American songwriter and composer Burt Bacharach has unfortunately passed away at the age of 94. A recipient of six Grammy and three Academy Awards, Bacharach was also bestowed with a Grammy Lifetime Achievement Award when he was proclaimed music's "Greatest Living Composer" in 2008. Bacharach always felt like a man out of time in a sense. His ubiquitous compositions could never really be pinned down to one era, and his innate ability to craft unforgettable memories allowed for his songs to stay relevant over multiple decades

In Bacharach's autobiography, "Anyone Who Had a Heart: My Life and Music," the iconic songster recalled how he became a part of George Roy Hill's pop Western "Butch Cassidy and the Sundance Kid" — a decision that would later shower Bacharach with numerous accolades and unprecedented success. The song "Raindrops Keep Falling on My Head" was written for the 1969 hit starring Paul Newman and Robert Redford, a fact that's easy to forget considering the song doesn't really seem to fit inside a rough-and-tumble Western about two fugitives on the run. 

Bacharach wasn't sure about Hill's decision to heavily feature the song in a whimsical, seemingly out-of-place bicycle scene, until he flew up to San Francisco to watch a preview (on the day after Sharon Tate was murdered by the Manson Family, no less). The scene was a hit. Bacharach and his creative partner Hal David would go on to win the Oscar for Best Score for "Butch Cassidy and the Sundance Kid" and Best Score for "Raindrops Keep Falling on My Head" on the same night, an astounding achievement. 

The makings of a classic melody

In "Anyone Who Had a Heart," Burt Bacharach mentioned that the bicycle sequence featuring Paul Newman riding around with Katharine Ross had originally been edited to an entirely different tune, namely Simon and Garfunkel's "Fifty-Ninth Street Bridge Song (Feelin' Groovy)." Bacharach wasn't even sure that the director wanted to hear someone sing during the scene. But the words to "Raindrops Keep Fallin' On My Head" kept repeating over and over in his head. "I knew this song was going to start with a ukulele, and that there would be a tack piano on it to get a honky-tonk kind of feeling," he wrote. "What I would do back then was come up with words that had no meaning but just sounded good to me on the notes I was writing." 

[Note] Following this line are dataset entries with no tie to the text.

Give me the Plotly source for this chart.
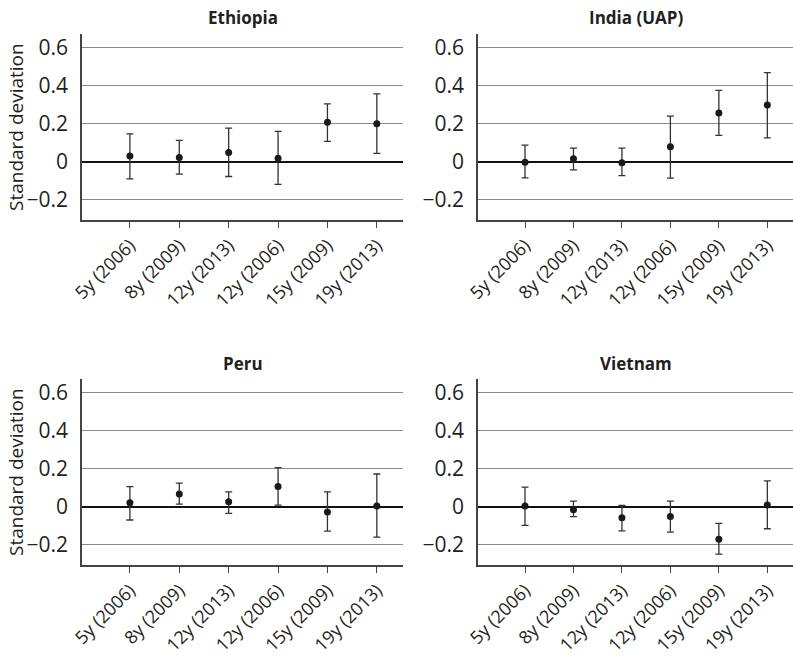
import plotly.graph_objects as go

categories = ["5y (2006)", "8y (2009)", "12y (2013)", "12y (2006)", "15y (2009)", "19y (2013)"]
countries = ["Ethiopia", "India (UAP)", "Peru", "Vietnam"]

ethiopia_est = [0.030, 0.023, 0.049, 0.019, 0.207, 0.200]
ethiopia_hi = [0.146, 0.112, 0.177, 0.160, 0.304, 0.356]
ethiopia_lo = [-0.089, -0.065, -0.077, -0.118, 0.107, 0.044]

india_est = [-0.002, 0.016, -0.005, 0.079, 0.256, 0.298]
india_hi = [0.088, 0.072, 0.072, 0.240, 0.375, 0.468]
india_lo = [-0.084, -0.042, -0.072, -0.086, 0.139, 0.125]

peru_est = [0.021, 0.067, 0.027, 0.106, -0.027, 0.004]
peru_hi = [0.106, 0.124, 0.078, 0.205, 0.078, 0.172]
peru_lo = [-0.069, 0.014, -0.034, 0.009, -0.127, -0.159]

vietnam_est = [0.004, -0.016, -0.057, -0.051, -0.170, 0.009]
vietnam_hi = [0.103, 0.030, 0.007, 0.030, -0.087, 0.136]
vietnam_lo = [-0.097, -0.051, -0.126, -0.133, -0.248, -0.115]

y_tickvals = [-0.2, 0, 0.2, 0.4, 0.6]
y_ticktext = ["\u22120.2", "0", "0.2", "0.4", "0.6"]
y_title = "Standard deviation"

series = [
    (ethiopia_est, ethiopia_hi, ethiopia_lo),
    (india_est, india_hi, india_lo),
    (peru_est, peru_hi, peru_lo),
    (vietnam_est, vietnam_hi, vietnam_lo),
]

W, H = 793, 660
FONT = "Open Sans"
TXT = "#231f20"

# window-pixel layout: (x0, x1, ytop, ybottom)
panels = [
    (82, 403, 34, 220),
    (478, 793, 34, 220),
    (82, 403, 379, 565),
    (478, 793, 379, 565),
]


def px(v):
    return v / W


def py(v):
    return (H - v) / H


fig = go.Figure()
annotations = []
for i, ((est, hi, lo), (x0, x1, yt, yb)) in enumerate(zip(series, panels)):
    n = i + 1
    xa = "x" if n == 1 else f"x{n}"
    ya = "y" if n == 1 else f"y{n}"
    fig.add_trace(go.Scatter(
        x=categories, y=est, mode="markers",
        marker=dict(color="#1a1a1a", size=7),
        error_y=dict(type="data", symmetric=False,
                     array=[h - e for h, e in zip(hi, est)],
                     arrayminus=[e - l for e, l in zip(est, lo)],
                     color="#333333", thickness=1.3, width=3.5),
        xaxis=xa, yaxis=ya, showlegend=False, hoverinfo="skip",
    ))
    xkey = "xaxis" if n == 1 else f"xaxis{n}"
    ykey = "yaxis" if n == 1 else f"yaxis{n}"
    fig.update_layout({
        xkey: dict(
            domain=[px(x0), min(1.0, px(x1))], anchor=ya, type="category",
            range=[-0.97, 5.53], tickangle=-45, automargin=False,
            showline=True, linecolor="#444444", linewidth=1.5,
            ticks="outside", ticklen=6, tickcolor="#444444", tickwidth=1.3,
            showgrid=False, zeroline=False,
            tickfont=dict(family=FONT, size=18, color=TXT),
            fixedrange=True,
        ),
        ykey: dict(
            domain=[py(yb), py(yt)], anchor=xa,
            range=[-0.305, 0.67], automargin=False,
            tickvals=y_tickvals, ticktext=y_ticktext,
            showline=True, linecolor="#444444", linewidth=1.5,
            ticks="", ticklabelstandoff=8,
            showgrid=True, gridcolor="#8c8c8c", gridwidth=1,
            zeroline=True, zerolinecolor="#111111", zerolinewidth=1.5,
            tickfont=dict(family=FONT, size=21, color=TXT),
            fixedrange=True,
        ),
    })
    annotations.append(dict(
        text=f"<b>{countries[i]}</b>", x=px((x0 + x1) / 2), y=py(yt - 16),
        xref="paper", yref="paper", showarrow=False,
        font=dict(family=FONT, size=17, color=TXT), xanchor="center", yanchor="middle",
    ))
    if i % 2 == 0:
        annotations.append(dict(
            text=y_title, x=px(16), y=py((yt + yb) / 2),
            xref="paper", yref="paper", showarrow=False, textangle=-90,
            font=dict(family=FONT, size=19, color=TXT), xanchor="center", yanchor="middle",
        ))

fig.update_layout(
    width=W, height=H, margin=dict(l=0, r=0, t=0, b=0),
    plot_bgcolor="white", paper_bgcolor="white",
    annotations=annotations, hovermode=False,
)
fig.write_html(
    "out.html",
    config={"displayModeBar": False},
    post_script="document.body.style.margin='0';document.body.style.overflow='hidden';",
)
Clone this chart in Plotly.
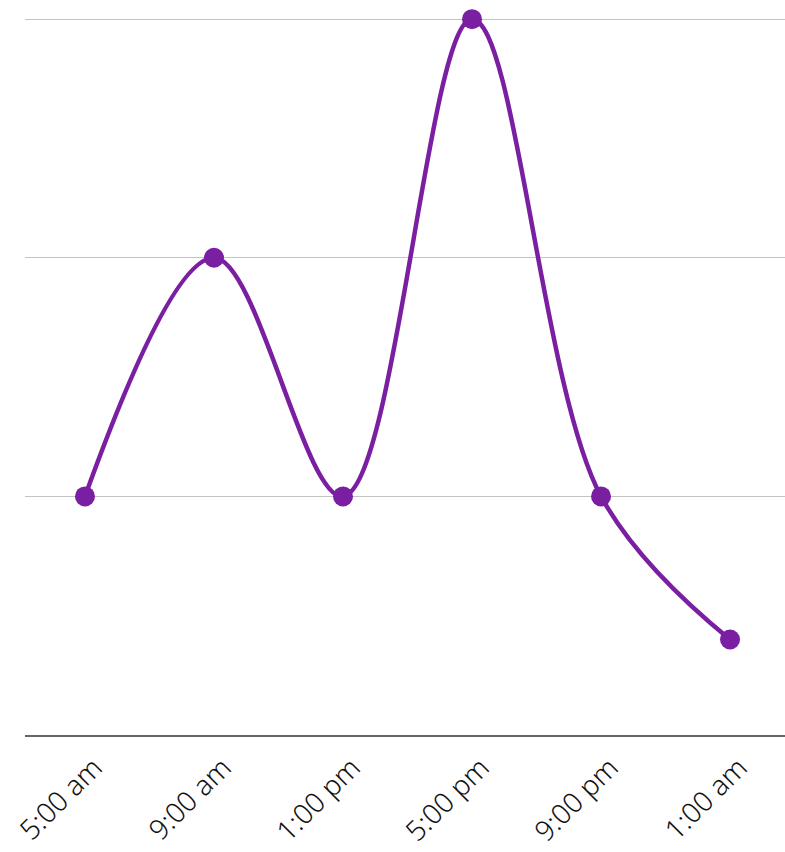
import plotly.graph_objects as go

categories = ["5:00 am", "9:00 am", "1:00 pm", "5:00 pm", "9:00 pm", "1:00 am"]
values = [1, 2, 1, 3, 1, 0.4]
y_ticks = [0, 1, 2, 3]

fig = go.Figure()
fig.add_trace(go.Scatter(
    x=list(range(len(categories))), y=values,
    mode="lines+markers",
    line=dict(color="#7B1FA2", width=4.5, shape="spline", smoothing=1),
    marker=dict(color="#7B1FA2", size=20),
    cliponaxis=False,
    hoverinfo="skip",
))

fig.update_layout(
    width=785, height=852,
    margin=dict(l=25, r=0, t=12, b=117),
    plot_bgcolor="white", paper_bgcolor="white",
    showlegend=False,
    font=dict(family="Noto Sans, Open Sans, sans-serif", size=28, color="#111111", weight=300),
)
fig.update_xaxes(
    range=[-0.465, 5.426], automargin=False,
    tickmode="array", tickvals=list(range(len(categories))), ticktext=categories,
    tickangle=-45, showgrid=False, zeroline=False,
    showline=True, linecolor="#666666", linewidth=2,
    ticks="", ticklabelstandoff=3, ticklabelshift=9,
)
fig.update_yaxes(
    range=[0, 3.03], automargin=False, tickvals=y_ticks, showticklabels=False,
    showgrid=True, gridcolor="#c4c4c4", gridwidth=1,
    zeroline=False, showline=False, ticks="",
)
fig.write_html("out.html", config={"displayModeBar": False},
               post_script="document.body.style.margin='0';")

Seeing how the sun is actually shining brightly during the bicycle sequence, coupled with the fact that singer B.J. Thomas had laryngitis when he and Bacharach recorded the song in the studio together, it's a wonder that "Raindrops Keep Fallin' on My Head" worked as well as it did. Cut to the night of the Oscars ceremony, and Bacharach was quietly confident about the chance to make history, even though he had already lost the little golden man three times before. Finally, his name was called. "After I won the Oscar for Best Score, I thought, 'Hey, it's looking really good like we're also going to win for Best Song,' he wrote in his tell-all book. "Hearing them call my name when they announced that Hal and I had won the Academy Award for Best Song was an unbelievable, spine-tingling feeling, an incredible rush." 

Bacharach made movie history that night. Like a lot of his songs, he will always be a timeless treasure.